TO DO -
Collect from the data below each line with "that".

INFORMATION PROVIDED -
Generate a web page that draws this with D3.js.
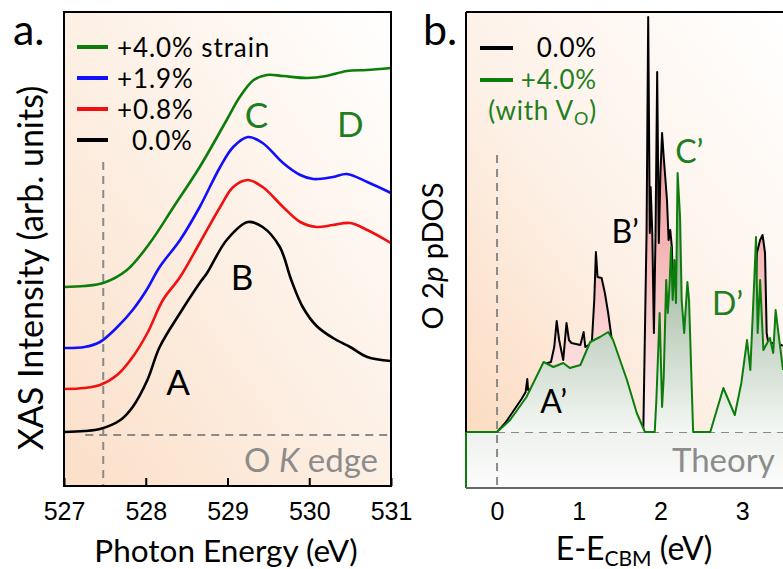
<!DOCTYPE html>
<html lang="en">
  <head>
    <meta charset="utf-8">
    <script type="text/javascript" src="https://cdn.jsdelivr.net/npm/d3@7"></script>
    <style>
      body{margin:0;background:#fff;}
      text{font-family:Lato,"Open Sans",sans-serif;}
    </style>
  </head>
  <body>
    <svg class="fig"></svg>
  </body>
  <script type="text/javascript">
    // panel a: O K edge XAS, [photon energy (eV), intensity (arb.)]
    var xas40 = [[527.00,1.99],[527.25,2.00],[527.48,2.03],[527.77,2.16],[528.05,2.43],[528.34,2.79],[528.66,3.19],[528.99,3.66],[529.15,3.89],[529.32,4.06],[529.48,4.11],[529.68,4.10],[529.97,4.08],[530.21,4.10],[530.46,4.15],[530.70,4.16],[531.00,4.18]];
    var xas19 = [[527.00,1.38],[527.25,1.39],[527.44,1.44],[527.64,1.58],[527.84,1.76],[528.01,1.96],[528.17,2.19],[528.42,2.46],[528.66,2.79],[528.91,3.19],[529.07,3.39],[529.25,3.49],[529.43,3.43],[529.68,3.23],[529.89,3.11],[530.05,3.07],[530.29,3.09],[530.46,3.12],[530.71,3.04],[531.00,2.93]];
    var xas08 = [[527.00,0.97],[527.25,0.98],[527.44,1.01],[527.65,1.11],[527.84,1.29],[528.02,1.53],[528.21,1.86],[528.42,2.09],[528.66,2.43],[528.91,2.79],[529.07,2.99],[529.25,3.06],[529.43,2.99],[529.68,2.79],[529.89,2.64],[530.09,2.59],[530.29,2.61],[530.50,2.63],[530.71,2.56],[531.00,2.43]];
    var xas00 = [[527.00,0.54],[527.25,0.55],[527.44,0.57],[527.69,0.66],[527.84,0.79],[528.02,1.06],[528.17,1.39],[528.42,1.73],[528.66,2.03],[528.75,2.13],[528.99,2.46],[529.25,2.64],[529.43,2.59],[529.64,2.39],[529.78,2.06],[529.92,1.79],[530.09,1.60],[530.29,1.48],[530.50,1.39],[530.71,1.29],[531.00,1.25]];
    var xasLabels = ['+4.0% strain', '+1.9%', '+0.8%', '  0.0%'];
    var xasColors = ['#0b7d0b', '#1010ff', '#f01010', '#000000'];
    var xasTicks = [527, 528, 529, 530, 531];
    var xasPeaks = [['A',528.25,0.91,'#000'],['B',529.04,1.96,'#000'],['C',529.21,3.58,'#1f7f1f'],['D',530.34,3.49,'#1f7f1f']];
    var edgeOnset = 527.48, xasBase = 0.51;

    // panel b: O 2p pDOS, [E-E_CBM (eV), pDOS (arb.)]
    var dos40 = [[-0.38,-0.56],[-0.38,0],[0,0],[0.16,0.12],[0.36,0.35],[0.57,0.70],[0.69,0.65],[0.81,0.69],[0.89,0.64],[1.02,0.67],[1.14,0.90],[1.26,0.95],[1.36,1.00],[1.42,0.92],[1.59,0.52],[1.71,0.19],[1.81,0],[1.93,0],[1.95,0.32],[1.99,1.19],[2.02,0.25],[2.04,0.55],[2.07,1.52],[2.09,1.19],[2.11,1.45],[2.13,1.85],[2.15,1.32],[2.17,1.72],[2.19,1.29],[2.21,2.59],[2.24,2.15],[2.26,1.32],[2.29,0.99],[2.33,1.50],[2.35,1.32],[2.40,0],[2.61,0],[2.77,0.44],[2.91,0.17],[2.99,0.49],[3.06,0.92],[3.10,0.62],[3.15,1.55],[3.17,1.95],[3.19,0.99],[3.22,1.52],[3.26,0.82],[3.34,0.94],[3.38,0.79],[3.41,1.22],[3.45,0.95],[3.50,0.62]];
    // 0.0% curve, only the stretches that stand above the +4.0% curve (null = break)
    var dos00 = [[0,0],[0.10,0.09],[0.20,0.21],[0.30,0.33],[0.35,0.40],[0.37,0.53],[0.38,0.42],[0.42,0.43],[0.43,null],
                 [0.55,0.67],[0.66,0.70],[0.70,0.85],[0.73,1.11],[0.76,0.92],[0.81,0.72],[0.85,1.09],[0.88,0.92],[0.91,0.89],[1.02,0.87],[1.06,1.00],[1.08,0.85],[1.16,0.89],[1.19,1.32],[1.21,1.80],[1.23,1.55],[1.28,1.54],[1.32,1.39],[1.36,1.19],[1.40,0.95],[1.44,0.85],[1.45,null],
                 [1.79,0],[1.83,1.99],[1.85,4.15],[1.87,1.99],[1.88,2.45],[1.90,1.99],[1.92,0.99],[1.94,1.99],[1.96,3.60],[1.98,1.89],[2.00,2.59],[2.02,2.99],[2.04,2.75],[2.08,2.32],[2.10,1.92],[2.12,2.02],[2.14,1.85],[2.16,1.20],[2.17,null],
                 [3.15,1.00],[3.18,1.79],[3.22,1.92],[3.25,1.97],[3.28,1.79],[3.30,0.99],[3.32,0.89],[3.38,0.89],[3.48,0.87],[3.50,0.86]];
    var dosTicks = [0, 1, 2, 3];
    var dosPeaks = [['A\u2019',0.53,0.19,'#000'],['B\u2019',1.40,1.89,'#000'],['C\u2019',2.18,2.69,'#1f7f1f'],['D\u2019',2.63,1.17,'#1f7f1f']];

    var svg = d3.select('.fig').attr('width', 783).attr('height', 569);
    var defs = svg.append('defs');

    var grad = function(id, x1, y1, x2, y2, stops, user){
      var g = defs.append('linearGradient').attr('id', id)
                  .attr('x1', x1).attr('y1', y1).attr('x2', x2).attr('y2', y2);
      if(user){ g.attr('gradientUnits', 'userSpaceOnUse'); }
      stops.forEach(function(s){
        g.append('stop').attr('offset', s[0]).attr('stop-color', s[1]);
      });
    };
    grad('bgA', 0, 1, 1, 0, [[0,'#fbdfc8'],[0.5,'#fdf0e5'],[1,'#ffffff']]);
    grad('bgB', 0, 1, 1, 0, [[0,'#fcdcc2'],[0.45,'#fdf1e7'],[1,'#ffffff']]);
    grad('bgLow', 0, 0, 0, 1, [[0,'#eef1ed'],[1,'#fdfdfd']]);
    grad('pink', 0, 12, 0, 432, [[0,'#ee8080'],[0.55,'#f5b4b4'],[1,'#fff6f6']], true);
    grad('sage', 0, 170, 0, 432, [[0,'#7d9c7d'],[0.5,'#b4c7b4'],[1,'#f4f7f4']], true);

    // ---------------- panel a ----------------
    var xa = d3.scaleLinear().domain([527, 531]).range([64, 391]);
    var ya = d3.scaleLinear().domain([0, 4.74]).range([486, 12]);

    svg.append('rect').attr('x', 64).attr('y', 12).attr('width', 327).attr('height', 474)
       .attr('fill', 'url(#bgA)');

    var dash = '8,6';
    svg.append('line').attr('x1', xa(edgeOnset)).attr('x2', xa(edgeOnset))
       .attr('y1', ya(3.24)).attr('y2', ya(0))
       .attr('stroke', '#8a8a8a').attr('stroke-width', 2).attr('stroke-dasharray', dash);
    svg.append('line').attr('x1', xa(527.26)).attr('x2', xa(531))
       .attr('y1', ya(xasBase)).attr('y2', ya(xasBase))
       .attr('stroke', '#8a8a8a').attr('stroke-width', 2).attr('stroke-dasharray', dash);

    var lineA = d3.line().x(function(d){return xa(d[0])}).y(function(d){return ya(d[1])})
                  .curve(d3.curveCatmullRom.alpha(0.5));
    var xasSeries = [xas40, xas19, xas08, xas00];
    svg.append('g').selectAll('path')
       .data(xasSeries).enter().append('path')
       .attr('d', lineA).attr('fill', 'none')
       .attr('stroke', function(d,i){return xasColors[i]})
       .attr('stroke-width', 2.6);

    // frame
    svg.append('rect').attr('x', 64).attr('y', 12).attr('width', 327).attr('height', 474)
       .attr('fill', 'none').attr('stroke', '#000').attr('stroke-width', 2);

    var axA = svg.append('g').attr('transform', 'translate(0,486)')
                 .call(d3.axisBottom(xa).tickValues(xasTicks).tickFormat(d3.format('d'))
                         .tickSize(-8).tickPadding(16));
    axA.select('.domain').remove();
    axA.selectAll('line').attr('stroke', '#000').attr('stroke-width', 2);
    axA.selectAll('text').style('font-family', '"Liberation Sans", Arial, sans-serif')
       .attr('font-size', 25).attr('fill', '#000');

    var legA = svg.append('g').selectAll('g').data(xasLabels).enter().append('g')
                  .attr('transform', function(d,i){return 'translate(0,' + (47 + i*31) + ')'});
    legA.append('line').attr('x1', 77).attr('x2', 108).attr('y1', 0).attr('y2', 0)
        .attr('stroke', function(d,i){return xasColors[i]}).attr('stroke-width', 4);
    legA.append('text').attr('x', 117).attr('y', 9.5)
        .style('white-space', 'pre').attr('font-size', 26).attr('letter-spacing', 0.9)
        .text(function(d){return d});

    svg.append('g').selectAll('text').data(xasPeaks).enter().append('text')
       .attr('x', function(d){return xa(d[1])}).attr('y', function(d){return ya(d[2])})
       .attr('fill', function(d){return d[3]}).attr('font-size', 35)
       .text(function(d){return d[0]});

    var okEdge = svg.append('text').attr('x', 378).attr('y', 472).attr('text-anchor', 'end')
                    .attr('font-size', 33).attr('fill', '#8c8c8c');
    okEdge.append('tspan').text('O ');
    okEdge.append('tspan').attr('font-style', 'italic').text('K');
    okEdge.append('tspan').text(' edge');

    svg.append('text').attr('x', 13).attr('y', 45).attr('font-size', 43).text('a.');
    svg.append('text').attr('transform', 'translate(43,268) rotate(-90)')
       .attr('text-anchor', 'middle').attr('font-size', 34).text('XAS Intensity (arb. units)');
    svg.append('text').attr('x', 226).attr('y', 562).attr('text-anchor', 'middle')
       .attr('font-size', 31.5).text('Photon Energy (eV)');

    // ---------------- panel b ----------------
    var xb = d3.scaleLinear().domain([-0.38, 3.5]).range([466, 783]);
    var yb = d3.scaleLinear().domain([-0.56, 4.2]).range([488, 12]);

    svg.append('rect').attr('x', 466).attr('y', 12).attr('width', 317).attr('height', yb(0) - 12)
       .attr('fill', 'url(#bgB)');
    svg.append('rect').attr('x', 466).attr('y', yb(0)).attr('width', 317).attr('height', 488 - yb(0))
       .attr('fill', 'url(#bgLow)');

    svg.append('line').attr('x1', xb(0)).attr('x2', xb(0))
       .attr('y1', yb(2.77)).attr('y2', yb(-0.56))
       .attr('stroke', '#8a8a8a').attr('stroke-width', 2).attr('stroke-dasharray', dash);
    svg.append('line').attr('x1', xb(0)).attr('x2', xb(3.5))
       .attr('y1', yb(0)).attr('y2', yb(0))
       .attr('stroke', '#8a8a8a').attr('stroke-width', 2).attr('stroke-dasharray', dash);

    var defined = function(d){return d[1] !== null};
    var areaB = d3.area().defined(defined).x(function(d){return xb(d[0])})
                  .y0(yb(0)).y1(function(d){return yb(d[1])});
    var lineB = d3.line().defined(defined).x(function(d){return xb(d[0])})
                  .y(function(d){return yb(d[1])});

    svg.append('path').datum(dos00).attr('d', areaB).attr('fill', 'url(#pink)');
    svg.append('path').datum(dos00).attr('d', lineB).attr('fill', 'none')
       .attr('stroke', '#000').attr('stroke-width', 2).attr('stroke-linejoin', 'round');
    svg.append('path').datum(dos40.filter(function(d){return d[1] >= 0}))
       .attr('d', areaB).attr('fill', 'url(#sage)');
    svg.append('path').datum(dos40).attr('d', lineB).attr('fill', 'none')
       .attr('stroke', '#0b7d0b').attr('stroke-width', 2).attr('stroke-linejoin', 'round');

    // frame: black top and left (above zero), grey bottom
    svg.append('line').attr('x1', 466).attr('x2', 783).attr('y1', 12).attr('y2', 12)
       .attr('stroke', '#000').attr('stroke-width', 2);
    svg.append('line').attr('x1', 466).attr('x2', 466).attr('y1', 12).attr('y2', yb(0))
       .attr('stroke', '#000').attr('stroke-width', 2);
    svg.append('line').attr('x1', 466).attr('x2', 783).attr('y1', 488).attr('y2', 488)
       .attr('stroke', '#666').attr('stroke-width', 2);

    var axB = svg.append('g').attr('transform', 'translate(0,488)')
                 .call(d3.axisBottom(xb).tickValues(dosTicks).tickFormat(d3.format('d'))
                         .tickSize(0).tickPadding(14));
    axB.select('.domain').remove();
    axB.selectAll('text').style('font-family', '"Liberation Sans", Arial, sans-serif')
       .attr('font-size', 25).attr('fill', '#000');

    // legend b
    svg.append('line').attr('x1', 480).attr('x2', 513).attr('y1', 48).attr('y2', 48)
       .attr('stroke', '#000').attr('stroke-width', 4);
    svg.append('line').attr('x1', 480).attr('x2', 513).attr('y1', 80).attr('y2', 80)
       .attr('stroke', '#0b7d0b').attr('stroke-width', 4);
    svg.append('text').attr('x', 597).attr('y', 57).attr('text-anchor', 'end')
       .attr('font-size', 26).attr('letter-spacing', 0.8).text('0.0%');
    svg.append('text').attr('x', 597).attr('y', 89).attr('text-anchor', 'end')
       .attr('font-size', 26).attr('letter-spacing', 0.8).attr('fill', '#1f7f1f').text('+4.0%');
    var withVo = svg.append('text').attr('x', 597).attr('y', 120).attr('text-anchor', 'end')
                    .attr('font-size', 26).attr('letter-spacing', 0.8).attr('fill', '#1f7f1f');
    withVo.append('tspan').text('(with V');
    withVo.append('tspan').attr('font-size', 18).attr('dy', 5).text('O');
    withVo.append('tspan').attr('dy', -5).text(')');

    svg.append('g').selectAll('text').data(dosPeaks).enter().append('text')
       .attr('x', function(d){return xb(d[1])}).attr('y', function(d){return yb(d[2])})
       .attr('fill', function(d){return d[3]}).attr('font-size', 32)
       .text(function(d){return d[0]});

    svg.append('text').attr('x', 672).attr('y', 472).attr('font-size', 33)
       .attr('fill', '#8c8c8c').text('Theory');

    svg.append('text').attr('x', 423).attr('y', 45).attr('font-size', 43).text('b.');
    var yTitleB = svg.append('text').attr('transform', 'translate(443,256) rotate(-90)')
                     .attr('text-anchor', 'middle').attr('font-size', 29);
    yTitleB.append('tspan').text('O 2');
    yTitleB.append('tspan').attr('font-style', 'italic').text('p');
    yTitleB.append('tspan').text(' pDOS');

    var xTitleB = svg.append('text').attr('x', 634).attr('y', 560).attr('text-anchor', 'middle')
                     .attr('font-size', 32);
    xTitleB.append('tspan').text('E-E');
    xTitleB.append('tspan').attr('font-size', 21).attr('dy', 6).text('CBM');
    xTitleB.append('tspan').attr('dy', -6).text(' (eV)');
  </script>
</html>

ANSWER TO THE TASK -
Generate a web page that draws this with D3.js.
    // 0.0% curve, only the stretches that stand above the +4.0% curve (null = break)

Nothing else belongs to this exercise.